Kubeflow Components¶

Kubeflow is a platform that provides a complete end-to-end machine learning (ML) solution. It includes components for each stage in the ML lifecycle, from data preparation to model training and deployment, all within a single, integrated platform. You can choose what is best for you, and there is no requirement to deploy every component. Kubeflow is an imperative tool for any organization looking to leverage the power of ML to accelerate innovation and drive business values.

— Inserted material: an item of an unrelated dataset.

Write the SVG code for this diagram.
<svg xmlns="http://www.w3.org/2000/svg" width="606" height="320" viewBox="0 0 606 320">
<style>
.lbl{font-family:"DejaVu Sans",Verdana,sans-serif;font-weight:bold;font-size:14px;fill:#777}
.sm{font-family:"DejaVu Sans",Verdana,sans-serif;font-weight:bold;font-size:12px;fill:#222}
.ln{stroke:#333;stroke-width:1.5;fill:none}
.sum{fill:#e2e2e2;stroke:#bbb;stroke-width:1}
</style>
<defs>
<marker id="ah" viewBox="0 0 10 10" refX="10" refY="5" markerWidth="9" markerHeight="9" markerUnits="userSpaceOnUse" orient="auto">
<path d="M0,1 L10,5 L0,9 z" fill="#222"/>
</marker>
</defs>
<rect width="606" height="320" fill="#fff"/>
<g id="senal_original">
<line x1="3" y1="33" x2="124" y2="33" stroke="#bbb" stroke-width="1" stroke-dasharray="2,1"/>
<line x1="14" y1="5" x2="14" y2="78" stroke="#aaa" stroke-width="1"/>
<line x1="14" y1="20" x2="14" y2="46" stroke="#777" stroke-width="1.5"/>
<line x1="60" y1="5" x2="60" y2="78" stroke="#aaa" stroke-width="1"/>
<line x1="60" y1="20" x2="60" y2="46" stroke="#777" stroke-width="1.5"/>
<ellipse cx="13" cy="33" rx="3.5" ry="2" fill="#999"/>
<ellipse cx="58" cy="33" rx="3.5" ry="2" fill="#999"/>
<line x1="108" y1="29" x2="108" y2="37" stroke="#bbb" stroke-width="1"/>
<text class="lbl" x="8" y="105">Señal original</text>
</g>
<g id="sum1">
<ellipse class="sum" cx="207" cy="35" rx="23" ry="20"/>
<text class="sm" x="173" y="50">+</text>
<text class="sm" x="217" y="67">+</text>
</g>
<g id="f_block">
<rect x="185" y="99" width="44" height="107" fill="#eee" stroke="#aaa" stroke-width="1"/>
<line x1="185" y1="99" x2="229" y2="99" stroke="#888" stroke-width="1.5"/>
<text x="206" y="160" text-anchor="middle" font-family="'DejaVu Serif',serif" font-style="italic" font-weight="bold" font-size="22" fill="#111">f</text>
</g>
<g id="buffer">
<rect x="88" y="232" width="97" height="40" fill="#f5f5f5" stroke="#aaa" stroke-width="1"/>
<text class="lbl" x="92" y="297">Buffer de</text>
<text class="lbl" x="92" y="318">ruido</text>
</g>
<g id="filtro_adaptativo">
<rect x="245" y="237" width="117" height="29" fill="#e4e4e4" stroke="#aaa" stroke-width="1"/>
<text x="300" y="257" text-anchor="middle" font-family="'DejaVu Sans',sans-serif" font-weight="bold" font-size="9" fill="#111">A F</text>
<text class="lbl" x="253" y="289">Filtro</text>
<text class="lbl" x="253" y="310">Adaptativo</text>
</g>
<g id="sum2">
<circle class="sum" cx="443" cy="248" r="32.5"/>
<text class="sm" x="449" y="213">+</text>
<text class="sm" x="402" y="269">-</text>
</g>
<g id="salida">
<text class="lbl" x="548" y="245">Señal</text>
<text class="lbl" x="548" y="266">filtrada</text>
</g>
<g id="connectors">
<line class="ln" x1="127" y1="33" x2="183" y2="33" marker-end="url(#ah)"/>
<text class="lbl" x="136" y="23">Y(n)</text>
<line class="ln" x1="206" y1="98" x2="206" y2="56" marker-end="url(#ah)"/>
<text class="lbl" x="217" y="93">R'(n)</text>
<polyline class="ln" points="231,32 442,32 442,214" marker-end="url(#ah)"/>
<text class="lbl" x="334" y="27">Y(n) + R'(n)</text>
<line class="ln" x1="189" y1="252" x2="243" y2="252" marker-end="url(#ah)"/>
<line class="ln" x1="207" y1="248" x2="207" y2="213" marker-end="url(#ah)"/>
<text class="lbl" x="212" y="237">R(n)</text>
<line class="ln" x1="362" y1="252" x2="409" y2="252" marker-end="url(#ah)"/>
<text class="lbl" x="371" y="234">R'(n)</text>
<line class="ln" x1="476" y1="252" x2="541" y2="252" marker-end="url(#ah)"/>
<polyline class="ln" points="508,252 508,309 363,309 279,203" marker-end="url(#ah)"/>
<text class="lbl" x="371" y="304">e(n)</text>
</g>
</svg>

Kubeflow streamlines data exploration, enabling you to easily discover and analyze relevant information. With Kubeflow, building and training ML models become more efficient, as the platform supports hyperparameter tuning and model versioning to optimize performance. Its advanced capabilities also include comprehensive analysis of model performance, ensuring that only the most accurate models are deployed. Additionally, Kubeflow manages compute power and serving infrastructure, allowing seamless integration with production environments. By offering a cohesive solution for all stages of ML development, Kubeflow revolutionizes the way you create, evaluate, and deploy models.

Jupyter Notebooks¶

Kubeflow deployments include services for creating and managing Jupyter Notebooks. You can customize your notebook deployment and your compute resources to suit your data science needs. With this service, you can easily create, edit, and share your notebooks with others, collaborate on projects, and save your work in the cloud.

Pipelines¶

Kubeflow Pipelines is a comprehensive solution for deploying and managing end-to-end ML workflows. A pipeline is a description of a ML workflow, including all the components in the workflow and how the components relate to each other in the form of a graph. A pipeline component is self-contained set of code that performs one step in the ML workflow (pipeline), such as data preprocessing, data transformation, model training, and so on. A component is analogous to a function, in that it has a name, parameters, return values, and a body.

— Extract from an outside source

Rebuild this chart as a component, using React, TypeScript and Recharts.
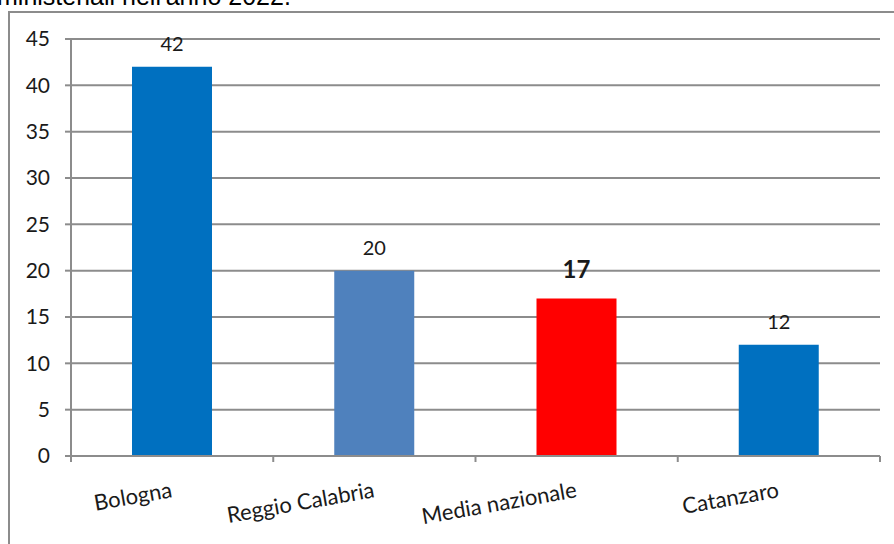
import React from "react";
import { BarChart, Bar, XAxis, YAxis, CartesianGrid, Cell, LabelList } from "recharts";

const categories = ["Bologna", "Reggio Calabria", "Media nazionale", "Catanzaro"];
const values = [42, 20, 17, 12];
const barColors = ["#0070C0", "#4F81BD", "#FF0000", "#0070C0"];
const yTicks = [0, 5, 10, 15, 20, 25, 30, 35, 40, 45];

const data = categories.map((name, i) => ({ name, value: values[i] }));

const FONT = "Lato, 'Open Sans', sans-serif";
const GRAY = "#8c8c8c";

const CategoryTick = (props: any) => {
  const { x, y, payload, index, visibleTicksCount } = props;
  const half = payload.offset || 0;
  const last = index === visibleTicksCount - 1;
  return (
    <g>
      <line x1={x - half} x2={x - half} y1={y} y2={y + 6} stroke={GRAY} strokeWidth={2} />
      {last && <line x1={x + half} x2={x + half} y1={y} y2={y + 6} stroke={GRAY} strokeWidth={2} />}
      <text
        x={x + 1}
        y={y + 41}
        textAnchor="end"
        transform={`rotate(-10, ${x + 1}, ${y + 41})`}
        fontFamily={FONT}
        fontSize={22}
        fill="#1a1a1a"
      >
        {payload.value}
      </text>
    </g>
  );
};

const ValueLabel = (props: any) => {
  const { x, y, width, value, index } = props;
  const bold = categories[index] === "Media nazionale";
  return (
    <text
      x={x + width / 2}
      y={y - (bold ? 20 : 16)}
      textAnchor="middle"
      fontFamily={FONT}
      fontSize={bold ? 24 : 20}
      fontWeight={bold ? 700 : 400}
      fill="#1a1a1a"
    >
      {value}
    </text>
  );
};

export default function App() {
  return (
    <div
      style={{
        position: "absolute",
        left: 0,
        top: 0,
        width: 894,
        height: 544,
        overflow: "hidden",
        background: "#fff",
      }}
    >
      <div
        style={{
          position: "absolute",
          left: -3,
          top: -18,
          fontFamily: "'Liberation Sans', Arial, sans-serif",
          fontSize: 25,
          lineHeight: "28px",
          whiteSpace: "nowrap",
          color: "#000",
        }}
      >
        ministeriali nell'anno 2022.
      </div>
      <div
        style={{
          position: "absolute",
          left: 8,
          top: 11,
          width: 900,
          height: 560,
          border: `2px solid ${GRAY}`,
        }}
      />
      <div style={{ position: "absolute", left: 0, top: 0 }}>
        <BarChart
          width={894}
          height={544}
          data={data}
          margin={{ top: 39, right: 14, left: 0, bottom: 0 }}
        >
          <CartesianGrid vertical={false} stroke={GRAY} strokeWidth={2} />
          <XAxis
            dataKey="name"
            height={88}
            axisLine={{ stroke: GRAY, strokeWidth: 2 }}
            tickLine={false}
            tickSize={0}
            tickMargin={0}
            interval={0}
            tick={<CategoryTick />}
          />
          <YAxis
            width={71}
            domain={[0, 45]}
            ticks={yTicks}
            interval={0}
            axisLine={{ stroke: GRAY, strokeWidth: 2 }}
            tickLine={{ stroke: GRAY, strokeWidth: 2 }}
            tickSize={6}
            tickMargin={15}
            tick={{ fontFamily: FONT, fontSize: 21, fill: "#1a1a1a" }}
          />
          <Bar dataKey="value" barSize={80} isAnimationActive={false}>
            {data.map((_, i) => (
              <Cell key={`c-${i}`} fill={barColors[i]} />
            ))}
            <LabelList dataKey="value" content={<ValueLabel />} />
          </Bar>
        </BarChart>
      </div>
    </div>
  );
}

When you run a pipeline, the system launches one or more Kubernetes Pods corresponding to the steps (components) in your pipeline. The Pods start Docker containers, and the containers in turn start your programs. You can schedule and compare runs, and examine detailed reports on each run.

Machine Learning Metadata DB (MLMD)¶

MLMD is the metadata management component of Kubeflow. Metadata is the data that includes information about the context of other data and is generated in each phase of the ML lifecycle. From the data extraction to the model monitoring phase, all ML related processes create specific metadata. MLMD is a centralized place for storing the metadata of the full ML lifecycle. It includes information such as the creator of different model versions, when they are created, the training data, parameters, and the place and performance metrics of each version of a model. It also provides information about the environment within which an ML model is built.

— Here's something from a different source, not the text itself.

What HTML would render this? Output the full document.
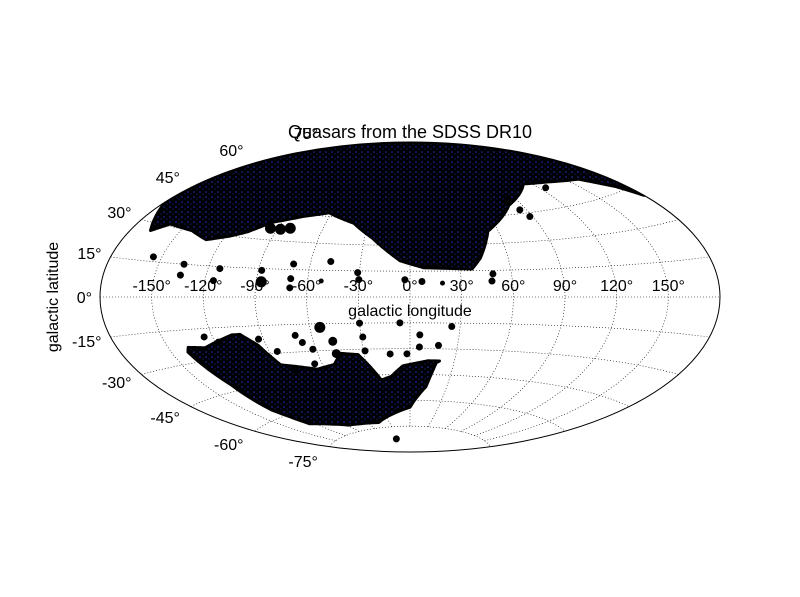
<!DOCTYPE html>
<html><head><meta charset="utf-8"><style>
html,body{margin:0;padding:0;background:#fff;}
svg{display:block;font-family:"Liberation Sans",sans-serif;}
</style></head><body>
<svg id="chart" width="800" height="597" viewBox="0 0 800 597">
<defs>
<pattern id="speck" width="6" height="5" patternUnits="userSpaceOnUse"><rect width="6" height="5" fill="#000"/><circle cx="2" cy="2" r="0.8" fill="#2233cc"/><circle cx="5" cy="4" r="0.6" fill="#1a2a99"/></pattern>
<clipPath id="ell"><ellipse cx="410" cy="297" rx="310" ry="155"/></clipPath>
</defs>
<text x="410" y="138" text-anchor="middle" font-size="18">Quasars from the SDSS DR10</text>
<g id="grid"></g>
<g id="marks" clip-path="url(#ell)"></g>
<ellipse cx="410" cy="297" rx="310" ry="155" fill="none" stroke="#000" stroke-width="1"/>
<g id="labels"></g>
<text x="410" y="316" text-anchor="middle" font-size="16">galactic longitude</text>
<text transform="translate(58,297) rotate(-90)" text-anchor="middle" font-size="16">galactic latitude</text>
</svg>
<script>
const lonTicks=[-150,-120,-90,-60,-30,0,30,60,90,120,150];
const latTicks=[-75,-60,-45,-30,-15,0,15,30,45,60,75];
// north footprint boundary (lon, lat)
const northLon=[-180,-168,-160,-143,-130,-117,-108,-97,-78,-62,-40,-25,-6,8,37,43,53,80,113,135,160,173,180,180,-180];
const northLat=[38,27,31,30,27,30,33,39,44,47,42,34,21,17,16,22,37,50,59,57,54,47,41,90,90];
// southern band (upper edge then lower edge)
const southLon=[-138,-128,-108,-103,-95,-88,-65,-52,-45,-34,-28,-22,-14,-5,12,20,18,13,0,-45,-88,-125,-132,-133,-140];
const southLat=[-23,-24,-19,-19,-25,-36,-40,-38,-32,-33,-40,-48,-46,-40,-37,-37,-38,-52,-64,-72,-71,-66,-56,-42,-25];
// isolated clusters
const spotLon=[-54,-70,-67,-62,-48,-48,-30,-29,-29,-6,6,18,25,-13,-2,6,-125,-118,-40,-65,-80,-85,-93,
 -155,-135,-135,-115,-113,-95,-88,-82,-88,-87,-70,-70,-70,-48,-31,-30,-3,7,49,48,83,85,88,125,-52,19];
const spotLat=[-17,-21,-25,-29,-25,-32,-15,-23,-31,-15,-22,-28,-17,-33,-33,-29,-19,-22,-82,-37,-39,-29,-22,
 17,15,10,8,14,36,36,37,14,8,18,10,5,20,14,10,10,9,13,9,53,47,43,55,9,8];
const spotSize=[5,3,3,3,4,4,3,3,3,3,3,3,3,3,3,3,3,3,3,3,3,3,3,
 3,3,3,3,3,5,5,5,3,5,3,3,3,3,3,3,3,3,3,3,3,3,3,3,2,2];

const cx=410,cy=297,RX=310,RY=155,R=Math.PI/180,S=RX/Math.PI;
function proj(lon,lat){const p=lat*R,l=lon*R/2;const ca=Math.cos(p)*Math.cos(l);const a=Math.acos(Math.max(-1,Math.min(1,ca)));
 const sinc=a<1e-9?1:Math.sin(a)/a;
 const X=2*Math.cos(p)*Math.sin(l)/sinc, Y=Math.sin(p)/sinc;return [cx+S*X,cy-S*Y];}
const NS="http://www.w3.org/2000/svg";
function mk(t,a,parent){const e=document.createElementNS(NS,t);for(const k in a)e.setAttribute(k,a[k]);parent.appendChild(e);return e;}
function dense(lons,lats){const pts=[];for(let i=0;i<lons.length;i++){const j=(i+1)%lons.length;
 for(let s=0;s<10;s++){const t=s/10;pts.push(proj(lons[i]+(lons[j]-lons[i])*t,lats[i]+(lats[j]-lats[i])*t));}}
 return pts.map(p=>p[0].toFixed(1)+","+p[1].toFixed(1)).join(" ");}
const grid=document.getElementById('grid'),marks=document.getElementById('marks'),labels=document.getElementById('labels');
lonTicks.forEach(lo=>{let d="";for(let la=-75;la<=75;la+=2.5){const p=proj(lo,la);d+=(la==-75?"M":"L")+p[0].toFixed(1)+" "+p[1].toFixed(1);}
 const e=mk('path',{d:d,fill:'none',stroke:'#000','stroke-width':0.6,'stroke-dasharray':'1,2'},grid);
 
 
 const p=proj(lo,0);const t=mk('text',{x:p[0],y:291,'text-anchor':'middle','font-size':16},labels);t.textContent=lo+"°";
 
 });
latTicks.forEach(la=>{let d="";for(let lo=-180;lo<=180;lo+=5){const p=proj(lo,la);d+=(lo==-180?"M":"L")+p[0].toFixed(1)+" "+p[1].toFixed(1);}
 const e=mk('path',{d:d,fill:'none',stroke:'#000','stroke-width':0.6,'stroke-dasharray':'1,2'},grid);
 
 
 const p=proj(-180,la);const s=Math.sin(la*R);
 const t=mk('text',{x:p[0]-8-Math.abs(s)*4,y:p[1]-s*15+6,'text-anchor':'end','font-size':16},labels);t.textContent=la+"°";
 
 });
const n=mk('polygon',{points:dense(northLon,northLat),fill:'url(#speck)',stroke:'#000','stroke-width':3,'stroke-linejoin':'round'},marks);


const so=mk('polygon',{points:dense(southLon,southLat),fill:'url(#speck)',stroke:'#000','stroke-width':3,'stroke-linejoin':'round'},marks);


spotLon.forEach((lo,i)=>{const p=proj(lo,spotLat[i]);
 const c=mk('circle',{cx:p[0],cy:p[1],r:spotSize[i],fill:'#000',stroke:'#000'},marks);
 
 });
</script>
</body></html>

The Katib Hyperparameter Tuning System¶

Katib is a Kubernetes-native project for automated ML. It is a powerful hyperparameter tuning system designed to optimize ML model performance on Kubernetes. This highly scalable and flexible system supports various tuning algorithms, integrates seamlessly with popular ML frameworks, and provides a user-friendly dashboard for monitoring and visualization. By automating the search for optimal hyperparameters, Katib enables you to streamline your workflows and focus on more critical aspects of your projects.

Model Training Operators¶

Kubeflow’s model training operators play a vital role in simplifying and streamlining ML workflows. These operators are designed for popular frameworks like TensorFlow, PyTorch, MXNet, XGBoost and etc., allowing seamless integration and efficient resource management on Kubernetes. By leveraging these operators, you can effectively manage the training process, monitor progress, and scale your experiments. With Kubeflow’s operators, you gain the flexibility and power needed to tackle complex ML tasks while minimizing infrastructure complexities.

Central Dashboard¶

Central Dashboard serves as the hub for managing and navigating various components within the Kubeflow ecosystem. This user-friendly interface offers a comprehensive overview of your ML workflows, including experiment tracking, model training progress, and hyperparameter tuning results. The dashboard simplifies access to various tools and features, such as Jupyter notebooks, pipeline management, and resource allocation. By providing a unified view of your projects, the Central Dashboard enables you to monitor and manage your experiments efficiently, thereby accelerating the development and deployment of ML models.